You might think that I’m going to be talking about the (somewhat) recent cheating scandals plaguing schools around the country. Sorry to disappoint. What I’m more interested in is discussing why there is such a large achievement gap between public schools and private schools. We often read about how the public school system in this country is a mess. We thus have various national initiatives to try to help improve public schools, whether it be No Child Left Behind, or Race to the Top, or whatever. In any case, a lot of work has to be done on the public school system. For example, in New York City, less than half of students met the English standards. Compare this with New York City private schools, many of which are so successful that the state doesn’t even bother to test their students, as their curricula significantly surpass those of the state tests.

I think that a large factor in determining the quality of the public schools is how much the general public (including those with more resources to invest in education) actually are willing to contribute. If the wealthier students are all opting out and going to private school, then the money that these students could have been spending on the public school system is lost. Moreover, since students from a wealthier background will probably have a home environment more conducive to studying (after all, if the parents want to send them to private school, it shows a commitment to their children’s education), there will likely be, on average, more of an atmosphere at school as well of academic seriousness. In short, having the students from more affluent backgrounds attend the public schools would probably improve their quality by quite a bit.

Obviously, things are not so simple to fix – the families whose kids go to private school prefer this option, and are free to choose to pursue it. To illustrate the dynamic of sending children to private schools, we have to consider the incentives of the wealthier families. To simplify things, we reduce the number of agents to two (it makes it easier to see the rationale). We’ll call them the Smiths and the Joneses. As it stands now, their kids are mostly going to private schools, so the equilibrium we are in has both the Smiths and the Joneses choosing this option. The question is, is this the only equilibrium?

Smiths\Joneses Public Private
Public (A,A) (L,H)
Private (H,L) (B,B)

For the aforementioned equilibrium to hold, we require that B>L. Note that I don’t set H=B (though it might be), since it’s possible that private schools aren’t quite as good if there are not as many wealthy people attending; for example, they have the same fixed costs to pay for on less income from tuition, which may make it more difficult to maintain a higher quality.

We can say some more things about this. Given that schools are worse off when the wealthier students leave, we would expect this trend to hold even when only some of them leave.

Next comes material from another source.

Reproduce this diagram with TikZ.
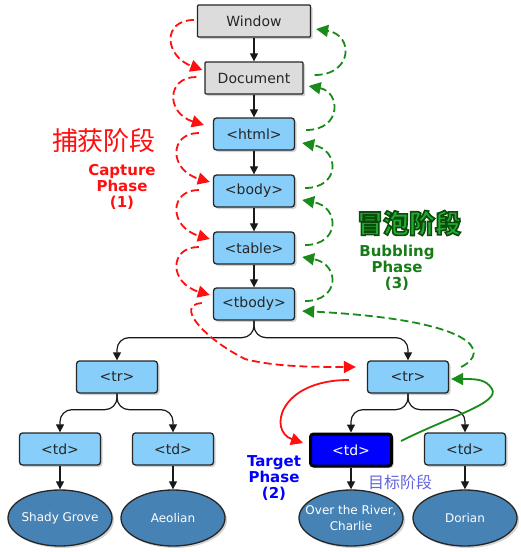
\documentclass[tikz,border=0pt]{standalone}
\usepackage{fontspec}
\setmainfont{DejaVu Sans}
\newfontfamily\cjk{Noto Sans CJK SC}
\usetikzlibrary{shadows,arrows.meta,calc,shapes.geometric}
\definecolor{gbox}{HTML}{DCDCDC}
\definecolor{bbox}{HTML}{87CEFA}
\definecolor{ellc}{HTML}{4682B4}
\definecolor{capred}{HTML}{FF1010}
\definecolor{bubgreen}{HTML}{1A8A1A}
\definecolor{brightgreen}{HTML}{22AA33}
\definecolor{tblue}{HTML}{0000FF}
\definecolor{lblue}{HTML}{6464DC}
\newcommand{\outlinegreen}[1]{\special{pdf:literal direct 2 Tr 1.6 w 0.04 0.30 0.04 RG}#1\special{pdf:literal direct 0 Tr}}
\begin{document}
\begin{tikzpicture}[x=1pt,y=-1pt,
  box/.style={draw=black!85, line width=1.3pt, rounded corners=3pt, minimum height=32pt,
    inner sep=0pt, font=\fontsize{14}{15}\selectfont, text=black!85,
    drop shadow={shadow xshift=2pt,shadow yshift=-2pt,opacity=0.35}},
  graybox/.style={box, fill=gbox, rounded corners=1pt},
  bluebox/.style={box, fill=bbox, minimum width=81pt},
  target/.style={box, fill=tblue, minimum width=81pt, line width=3pt, draw=black, text=white},
  leaf/.style={ellipse, draw=black!85, line width=1.3pt, fill=ellc, minimum width=104pt,
    minimum height=56pt, inner sep=0pt,
    drop shadow={shadow xshift=2pt,shadow yshift=-2pt,opacity=0.35}},
  leaftext/.style={text=white, align=center, font=\fontsize{12}{16}\selectfont},
  tree/.style={draw=black!90, line width=1.2pt, -{Triangle[length=8pt,width=8pt]}},
  capt/.style={draw=capred, line width=1.8pt, dash pattern=on 8pt off 4pt,
    -{Triangle[length=12pt,width=12pt]}},
  bubb/.style={draw=bubgreen, line width=1.8pt, dash pattern=on 8pt off 4pt,
    -{Triangle[length=12pt,width=12pt]}},
  captsolid/.style={draw=capred, line width=1.8pt, -{Triangle[length=12pt,width=12pt]}},
  bubbsolid/.style={draw=bubgreen, line width=1.8pt, -{Triangle[length=12pt,width=12pt]}},
  phase/.style={align=center, font=\bfseries\fontsize{15}{16}\selectfont}
]
\useasboundingbox (0,0) rectangle (521,552);
\fill[white] (0,0) rectangle (521,552);

% nodes
\node[graybox, minimum width=113pt] (win) at (254,21) {Window};
\node[graybox, minimum width=98pt] (doc) at (254,78) {Document};
\node[bluebox] (html) at (254,134) {<html>};
\node[bluebox] (body) at (254,191) {<body>};
\node[bluebox] (tab) at (254,248) {<table>};
\node[bluebox] (tbody) at (254,304) {<tbody>};
\node[bluebox] (trA) at (117,377) {<tr>};
\node[bluebox] (trB) at (408,377) {<tr>};
\node[bluebox] (tdA) at (60,449) {<td>};
\node[bluebox] (tdB) at (173,449) {<td>};
\node[target] (tdT) at (351,450) {<td>};
\node[bluebox] (tdD) at (465,449) {<td>};
\node[leaf, label={[leaftext]center:Shady Grove}] (eA) at (60,518) {};
\node[leaf, label={[leaftext]center:Aeolian}] (eB) at (173,518) {};
\node[leaf, label={[leaftext]center:{Over the River,\\Charlie}}] (eT) at (351,518) {};
\node[leaf, label={[leaftext]center:Dorian}] (eD) at (465,518) {};

% tree edges
\draw[tree] (win) -- (doc);
\draw[tree] (doc) -- (html);
\draw[tree] (html) -- (body);
\draw[tree] (body) -- (tab);
\draw[tree] (tab) -- (tbody);
\draw[tree, rounded corners=12pt] (tbody.south) -- ++(0,17) -| (trA.north);
\draw[tree, rounded corners=12pt] (tbody.south) -- ++(0,17) -| (trB.north);
\draw[tree, rounded corners=12pt] (trA.south) -- ++(0,16) -| (tdA.north);
\draw[tree, rounded corners=12pt] (trA.south) -- ++(0,16) -| (tdB.north);
\draw[tree, rounded corners=12pt] (trB.south) -- ++(0,16) -| (tdT.north);
\draw[tree, rounded corners=12pt] (trB.south) -- ++(0,16) -| (tdD.north);
\draw[tree] (tdA) -- (eA);
\draw[tree] (tdB) -- (eB);
\draw[tree] (tdT) -- (eT);
\draw[tree] (tdD) -- (eD);

% capture phase (red dashed)
\draw[capt] ([xshift=-3pt,yshift=1pt]win.west) .. controls +(-32,0) and +(-38,-14) .. ([xshift=-2pt,yshift=8pt]doc.west);
\draw[capt] ([xshift=-8pt,yshift=1pt]doc.west) .. controls +(-30,0) and +(-38,-12) .. ([xshift=-9pt,yshift=9pt]html.west);
\draw[capt] ([xshift=-14pt,yshift=1pt]html.west) .. controls +(-30,0) and +(-41,-12) .. ([xshift=-3pt,yshift=9pt]body.west);
\draw[capt] ([xshift=-14pt,yshift=1pt]body.west) .. controls +(-30,0) and +(-41,-12) .. ([xshift=-3pt,yshift=9pt]tab.west);
\draw[capt] ([xshift=-14pt,yshift=1pt]tab.west) .. controls +(-30,0) and +(-41,-12) .. ([xshift=-3pt,yshift=9pt]tbody.west);
\draw[capt] ([xshift=-11pt,yshift=1pt]tbody.west) .. controls +(-28,2) and +(-40,-20) .. (245,359) .. controls +(30,8) and +(-40,0) .. ([xshift=-11pt,yshift=10pt]trB.west);

% bubbling phase (green dashed)
\draw[bubb] ([xshift=11pt,yshift=3pt]doc.east) .. controls +(38,0) and +(38,6) .. ([xshift=5pt,yshift=-8pt]win.east);
\draw[bubb] ([xshift=11pt,yshift=4pt]html.east) .. controls +(36,0) and +(32,6) .. ([xshift=5pt,yshift=-8pt]doc.east);
\draw[bubb] ([xshift=10pt,yshift=3pt]body.east) .. controls +(35,0) and +(38,7) .. ([xshift=7pt,yshift=-9pt]html.east);
\draw[bubb] ([xshift=10pt,yshift=3pt]tab.east) .. controls +(35,0) and +(38,7) .. ([xshift=7pt,yshift=-9pt]body.east);
\draw[bubb] ([xshift=10pt,yshift=3pt]tbody.east) .. controls +(35,0) and +(38,7) .. ([xshift=7pt,yshift=-9pt]tab.east);
\draw[bubb] ([xshift=12pt,yshift=10pt]trB.east) .. controls +(30,-15) and +(175,9) .. ([xshift=7pt,yshift=-7pt]tbody.east);

% target phase (solid)
\draw[captsolid] ([xshift=-18pt,yshift=-3pt]trB.west) .. controls +(-70,0) and +(-35,-12) .. ([xshift=-6pt,yshift=7pt]tdT.west);
\draw[bubbsolid] ([xshift=8pt,yshift=9pt]tdT.east) .. controls +(50,-25) and +(8,14) .. (492,389) .. controls +(-6,-10) and +(25,0) .. ([xshift=2pt,yshift=-2pt]trB.east);

% labels
\node[font=\cjk\fontsize{26}{26}\selectfont, text=capred] (capcn) at (104,141) {捕获阶段};
\node[phase, text=capred] (capen) at (122,187) {Capture\\Phase\\(1)};

\node[font=\cjk\bfseries\fontsize{26}{26}\selectfont, text=brightgreen] (bubcn) at (409,223) {\outlinegreen{冒泡阶段}};
\node[phase, text=bubgreen!90!black] (buben) at (397,268) {Bubbling\\Phase\\(3)};

\node[phase, text=tblue] (taren) at (274,478) {Target\\Phase\\(2)};
\node[font=\cjk\fontsize{16}{16}\selectfont, text=lblue] (tarcn) at (400,482) {目标阶段};
\end{tikzpicture}
\end{document}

Thus we can stipulate that L<H. This means that everything comes down to H – if it is higher than $A$, then the families have a dominant strategy to send their kids to private school. But if not, then (Public, Public) is also an equilibrium. Thus it might be possible to “shock” the system to get the parents to send their kids to public school instead. I’m no education policy expert, so I don’t have any suggestions as to how to execute this, or whether it’s even desirable: perhaps we just want to pour our efforts into our students with the best chance of succeeding. But it’s a thought worth considering.

Note: This post was originally written in 2011, which is why the references are a little bit out of date, but the point is still valid.